In parallel, Naz undergoes a transformation. His behavior shifts, he begins using drugs, and his moral boundaries start to blur. This psychological deterioration mirrors how incarceration corrupts even the innocent. By mid-series, Naz is barely recognizable from the quiet student he once was.
🔍 Alternative Suspects and Hidden Evidence
Stone begins to doubt the clean narrative laid out by the prosecution. He follows leads that point toward other potential suspects: Andrea’s creepy stepfather, a mysterious undertaker, and a hearse driver with a violent past. These threads suggest the case may not be as airtight as prosecutors believe.
Meanwhile, Chandra takes bolder steps, including secretly kissing Naz during a prison visit—a decision that will later come back to haunt the defense. Still, her dedication to the case remains unwavering.
🏛️ The Trial
As the courtroom drama unfolds, prosecutor Helen Weiss paints Naz as a cold-blooded killer driven by sexual rage and betrayal. In contrast, the defense attempts to show Naz as a victim of circumstance, failed by an overzealous justice system eager for a conviction.

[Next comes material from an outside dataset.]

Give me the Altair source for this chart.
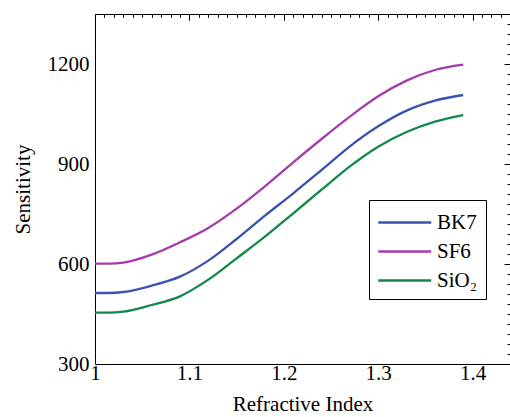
import altair as alt
import pandas as pd

# ---- data ----
n_index = [1.00, 1.015, 1.03, 1.06, 1.09, 1.12, 1.15, 1.18, 1.21, 1.24,
           1.27, 1.30, 1.33, 1.36, 1.39]
bk7 = [513, 513, 516, 535, 562, 610, 675, 745, 812, 882,
       953, 1013, 1060, 1090, 1107]
sf6 = [601, 601, 604, 628, 665, 708, 766, 833, 905, 975,
       1042, 1103, 1150, 1182, 1198]
sio2 = [454, 454, 457, 477, 503, 553, 617, 682, 752, 823,
        893, 952, 996, 1027, 1047]

series = ["BK7", "SF6", "SiO₂"]
colors = ["#3b52b0", "#a53ca9", "#14874b"]

x_major = [1.0, 1.1, 1.2, 1.3, 1.4]
x_minor = [round(1 + 0.01 * i, 2) for i in range(45) if i % 10]
y_major = [300, 600, 900, 1200]
y_minor = [300 + 30 * i for i in range(36) if i % 10]

rows = []
for name, vals in zip(series, [bk7, sf6, sio2]):
    for x, v in zip(n_index, vals):
        rows.append({"n": x, "s": v, "material": name})
df = pd.DataFrame(rows)

W, H = 415, 350
FONT = "Liberation Serif"
FS = 21
xs = alt.Scale(domain=[1, 1.4396], nice=False, zero=False)
ys = alt.Scale(domain=[300, 1350], nice=False, zero=False)

MAJ, MIN = 6, 3


def tick_axis(values, size, orient=None):
    kw = dict(values=values, labels=False, domain=False, ticks=True,
              tickSize=size, offset=-size, grid=False, title=None,
              tickColor="black", tickWidth=1)
    if orient:
        kw["orient"] = orient
    return alt.Axis(**kw)


lines = alt.Chart(df).mark_line(strokeWidth=2.3, interpolate="monotone").encode(
    x=alt.X("n:Q", scale=xs, axis=alt.Axis(
        values=x_major, format="~g", ticks=False, tickSize=0, domain=True,
        domainColor="black", grid=False, title="Refractive Index",
        labelFont=FONT, labelFontSize=FS, labelColor="black", labelPadding=15,
        labelBaseline="alphabetic",
        labelFlush=False, titleFont=FONT, titleFontSize=FS, titleFontWeight="normal",
        titleColor="black", titleY=46, titleBaseline="alphabetic")),
    y=alt.Y("s:Q", scale=ys, axis=alt.Axis(
        values=y_major, format="d", ticks=False, tickSize=0, domain=True,
        domainColor="black", grid=False, title="Sensitivity",
        labelFont=FONT, labelFontSize=FS, labelColor="black", labelPadding=6,
        labelFlush=False, titleFont=FONT, titleFontSize=FS, titleFontWeight="normal",
        titleColor="black", titleX=-72, titleY=H / 2, titleAngle=-90,
        titleBaseline="middle", titleAlign="center")),
    color=alt.Color("material:N", scale=alt.Scale(domain=series, range=colors),
                    legend=alt.Legend(
                        orient="none", legendX=274, legendY=186, title=None,
                        strokeColor="black", fillColor="white", padding=8,
                        symbolType="M-1,0H3", symbolSize=702, symbolStrokeWidth=2.5,
                        labelFont=FONT, labelFontSize=FS, labelColor="black",
                        labelOffset=31, rowPadding=4)),
)


def ghost(xaxis, yaxis):
    return alt.Chart(df).mark_point(opacity=0).encode(
        x=alt.X("n:Q", scale=xs, axis=xaxis),
        y=alt.Y("s:Q", scale=ys, axis=yaxis),
    )


top_frame = ghost(alt.Axis(orient="top", labels=False, ticks=False, domain=True,
                           domainColor="black", grid=False, title=None), None)

chart = alt.layer(
    lines,
    ghost(tick_axis(x_major, MAJ), tick_axis(y_major, MAJ)),
    ghost(tick_axis(x_minor, MIN), tick_axis(y_minor, MIN)),
    top_frame,
    ghost(tick_axis(x_major, MAJ, "top"), None),
    ghost(tick_axis(x_minor, MIN, "top"), None),
).resolve_axis(x="independent", y="independent").properties(
    width=W, height=H,
    autosize=alt.AutoSizeParams(type="none"),
    padding={"left": 95, "top": 14, "right": 0, "bottom": 53},
    background="white",
).configure(font=FONT).configure_axis(
    labelFont=FONT, titleFont=FONT
).configure_legend(labelFont=FONT).configure_view(stroke=None)

chart.save("out.html", embed_options={"renderer": "svg", "actions": False})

Stone’s courtroom performance is shaky but honest. He questions the reliability of forensic evidence and the motives of alternative suspects. The turning point comes when Detective Box, now retired, testifies. Although he still believes in Naz’s guilt, he admits that some things about the case never sat right with him.
🧩 The Verdict and Its Consequences
The jury deadlocks, and a mistrial is declared. The prosecution quietly drops the case, unwilling to retry a now complicated, ambiguous situation. Naz is released from Rikers, but the freedom feels hollow.
He returns home a changed man—psychologically scarred, socially alienated, and addicted to drugs. His family has been financially and emotionally devastated. Meanwhile, Stone walks away from the case feeling vindicated but remains the same lonely, afflicted man, now limping through life without fanfare or fame.
🎭 Themes & Symbolism
- The Fragility of Identity: Naz’s transformation inside prison mirrors how quickly society can alter one's self-conception through labels like “criminal.”
- Systemic Injustice: The show critiques how the American legal system is more concerned with efficiency and image than actual truth.
- Moral Ambiguity: From Freddy’s protection to Chandra’s ethical lapses, the show resists clean lines between right and wrong.
- Physical Decay: Stone’s eczema serves as a metaphor for how the system wears people down—slowly, painfully, irreversibly.
🧠 Final Reflections
The Night Of isn’t a story about innocence or guilt—it’s about how systems consume individuals, turning nuance into certainty and people into statistics. It’s a story where the “truth” becomes irrelevant in the shadow of bureaucracy and public perception.
Even though Naz walks free, he’s not the same person. And that's the tragedy: a system built to protect justice may still destroy lives, whether guilty or not. The series doesn't offer easy answers—only haunting realism and the question: What if it were you?